Dec. 21 (Bloomberg) -- Metalloinvest owner Alisher Usmanov wants to raise his stake in Arsenal Holdings Plc to 29.9 percent, which would help him to block any takeover attempts of the English Premier League soccer club.
The Russian billionaire, who now holds 27 percent of the team, made the pledge today on state television. He and U.S. billionaire Stan Kroenke have built up their holdings in the north London club in recent years, prompting takeover speculation.
“I chose to invest significant money in Arsenal because I consider it to be one the world’s most well-structured football clubs, with one of the best stadiums and led by a genius coach, Arsene Wenger,” Usmanov said in the Russian broadcast. “I don’t regret this investment. It’s not dropping in value, it’s rising only.”
Usmanov and his partners in Moscow-based OAO Metalloinvest plan to raise as much as $4 billion selling 20 percent of the country’s largest iron-ore producer in the first half of 2011, according to two people familiar with the matter who declined to be identified last month because talks are private.
Kroenke owns the National Basketball Association’s Denver Nuggets, hockey’s Colorado Avalanche and in August won approval to take over the National Football League’s St. Louis Rams.
The American owns a 29.98 percent stake in Arsenal, with Danny Fiszman holding 16.11 percent and Nina Bracewell Smith has a 15.90 percent holding, according to the Arsenal website. Bracewell Smith put her stake up for sale in April.
“The goal is to increase the holding up to a blocking stake, 29.9 percent,” Usmanov said. “Afterwards, we’ll see what to do further. If all the shareholders are united by then like they are now, we’ll keep it as that level.”
If either investor were to buy Bracewell Smith’s stake it would breach the 30 percent threshold to trigger a mandatory takeover bid. At the current price, Arsenal has a market value of 692 million pounds ($1.1 billion).

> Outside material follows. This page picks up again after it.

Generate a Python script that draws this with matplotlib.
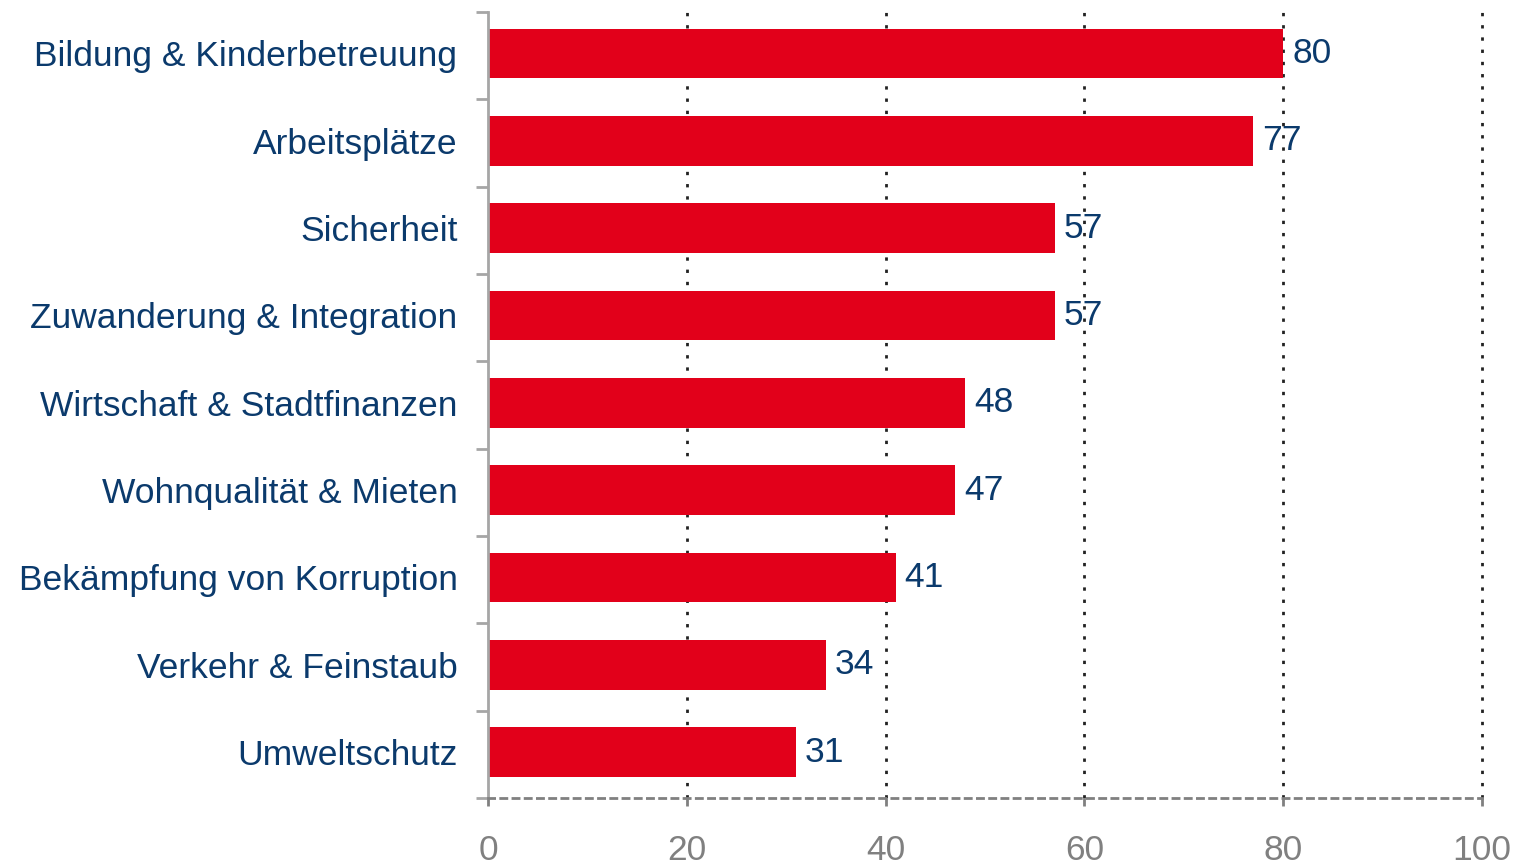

In September, Arsenal Holdings said its fiscal-year profit increased 73 percent to a record 61 million pounds as the club sold apartments on the site of its former stadium.
Sales rose 21 percent to 379.9 million pounds in the year ending May 31, the London team said Sept. 24. That’s the highest recorded by an English soccer team, allowing Gunners to reduce their net debt by more than half to 135.6 million pounds.
Arsenal fans in August introduced a new plan allowing them to buy small stakes in the club which they hope may help preserve the team’s ownership model in which no single investor has a controlling stake.
The Arsenal Fan share initiative, drawn up by Arsenal Supporters’ Trust and endorsed by the 13-time English champion and its four largest shareholders, allows fans to buy one-hundredth of a share for about 100 pounds each. They currently trade at 11,125 pounds each.